Transitions in power
History
has shown that the rise of new powers has always been
associated with conflict with the dominant society or
nation of that period, as seen in the rise and fall of
the old European empires to the most recent collapse of
the Soviet bloc.
Such
transitions in power have taken place every 50 to 100
years and these are “usually dangerous periods,” says
Mohan Malik, an expert on China and professor at the
Asia-Pacific Center for Strategic Studies, based in
Honolulu, Hawaii.
“Power
transition theory holds that competition and/or conflict
is likely when a dominant great power is threatened by
the rapid growth of a rival’s capabilities, which
reduces the difference in their power,” he explains.
That may
be already happening, as seen in the increasing
conflicts between China and its major trading partners,
notably with Europe and the US, both of which have
complained about China’s weak currency that has largely
contributed to China’s ballooning trade surpluses. There
are also persistent complaints about China’s ineffectual
intellectual property rights laws, the dominant role of
state-owned companies in the Chinese economy, abusive
labor rights, as well as environmental policies.
But
McNally cautions that there are several uncertainties
within China’s system that would affect its rise as a
global power.
For one,
China’s political transition, he points out, is still
incomplete and it’s probable that its development path
wouldn’t be similar to those of advanced capitalist
powers like the European Union, the US or Japan. “It
doesn’t have sufficient legal and institutional
certainty, the state remains dominant over subservient
capital, and the middle class is embryonic,” cites
McNally.
Moreover, China lacks a “constitutional state” as
indicated by the lack of a relatively autonomous legal
system and enforcement, as well as autonomous
professional bodies for corporate leaders, journalists,
accountants, lawyers and the like.

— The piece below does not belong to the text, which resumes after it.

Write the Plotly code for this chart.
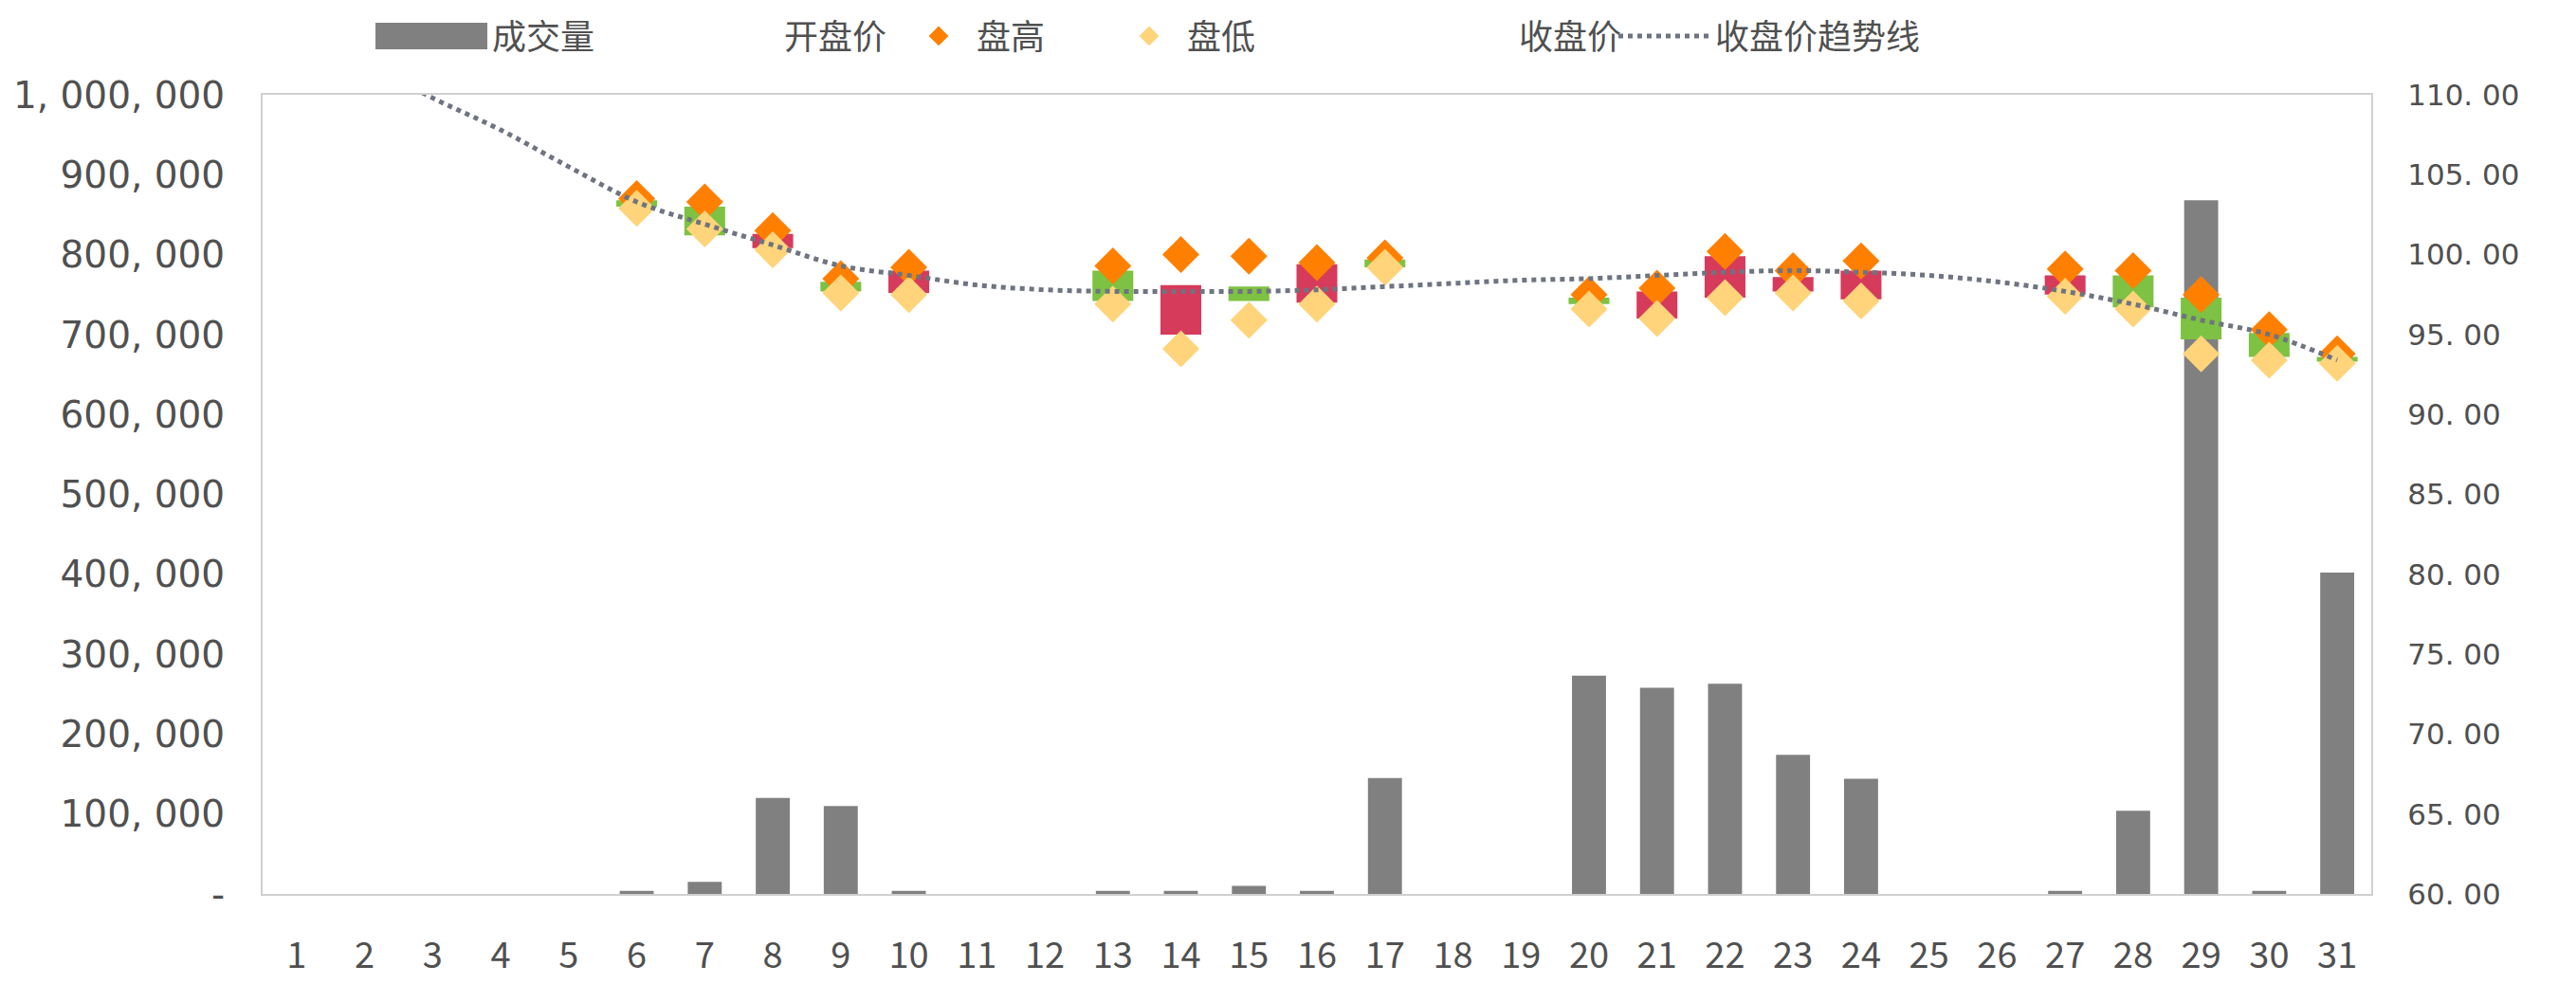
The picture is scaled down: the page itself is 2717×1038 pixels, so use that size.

As such, China has a
“political economy in transition that has not reached
the institutional certainty and predictability of
advanced industrial economies,” he says, noting that
while the Communist Party binds the system in China, “it
also forestalls fundamental reforms.”
“In
other words, if
China’s
present political economy is sustained, it implies a
state-sponsored form of capitalism. On China’s scale,
this could prove to be highly destabilizing for the
global capitalist system,” says McNally. “Policy
conflicts will increasingly dominate China’s
international trade, investment and economic relations.”
Much
closer to home is
China’s
evolving regional relationships, particularly over
Taiwan,
which it considers a renegade province, as well as
competing territorial claims with Japan.
McNally
considers
Taiwan
as a potential “tipping point” in the geopolitical
rivalry pitting Japan and the US against China and “any
change in the status quo will have reverberations in
Southeast Asia, the
Korean
Peninsula and beyond.”
McNally
also notes that
China
has no free and open access to the sea lanes of
communications, including the Strait of Malacca, and the
Sunda and Lombok Straits where 80 percent of its oil
pass through. These sea lanes are practically under the
control of the Americans such that
China
has been building its naval capability to address this
handicap.
It has
also adopted a “string of pearls strategy” to ensure its
1.3 billion people wouldn’t run out of oil. These
“pearls” include Bangladesh, where a container port
facility in Chittagong is being established; Myanmar,
where China has naval bases and electronic listening
facilities in the Bay of Bengal close to Malacca
Straits; Cambodia, where it is helping in building a
railway line from southern China to the sea; and
Thailand, where China is considering the funding of a
$20-billion canal across Kra isthmus that would allow
Chinese ships to bypass the Strait of Malacca.
“China
seems to be doing everything simultaneously in a much
more condensed time frame,” said McNally. “In fact,
China’s emergent capitalism combines aspects of crude
Victorian capitalism with 21st-century technology and
corporate organization… As with the rise of other great
powers before it, China’s rise will be disruptive and
difficult for the international system to absorb.”
Cold War
residue
But for
the Chinese, much of the jitters surrounding China’s
ascent in the corridors of international power are
caused by an overestimation of China’s capabilities and
global ambitions.
After
all, it has other problems to attend to.
Liu
Xielin, a professor at the Management School of Graduate
University of the Chinese Academy of Sciences, for one,
insists China would not exert much influence on its
neighbors because “domestic affairs will be more
important for the Chinese government in the coming
years.”
“It will
take long time for the Chinese side to challenge the
power of the US,” he says.
Chen
Weihua, chief commentator of China Daily, a national
English-language newspaper in China, dismisses Western
concerns about China as paranoia and a residue of Cold
War mentality. While China will carry increasing
economic weight globally, Chen concedes that its
political clout will be stymied by a “crippled political
system” due to absence of political reforms and basic
freedoms.
Instead
he sees a benign
China
that will serve more as an engine of growth in the
Asia-Pacific through greater intraregional trade and
investments.
“It is
true that with the current government, China has become
more assertive and involved in international affairs and
China’s increased integration with the rest of the world
makes this not just necessary, but important,” Chen
says, noting that China and the US and other Western
countries differ in handling crises, whether it is Iraq
or North Korea, Iran or Cuba.
“China
will make its voice heard more clearly in the future as
it becomes strong. [But] it serves China’s interest
best to be at peace with the rest of the world. We still
have to fight hard to lift many people out of poverty,”
he adds.
As China
evolves into a more globalized society, Chen says the
country would be steered into “a direction more
compatible with the rest of the world.”
“It will
not serve
China’s
interest to be a disruptive force,” he says. “It serves
China’s interest to have countries in the region as our
friends and good neighbors, including Taiwan and Japan.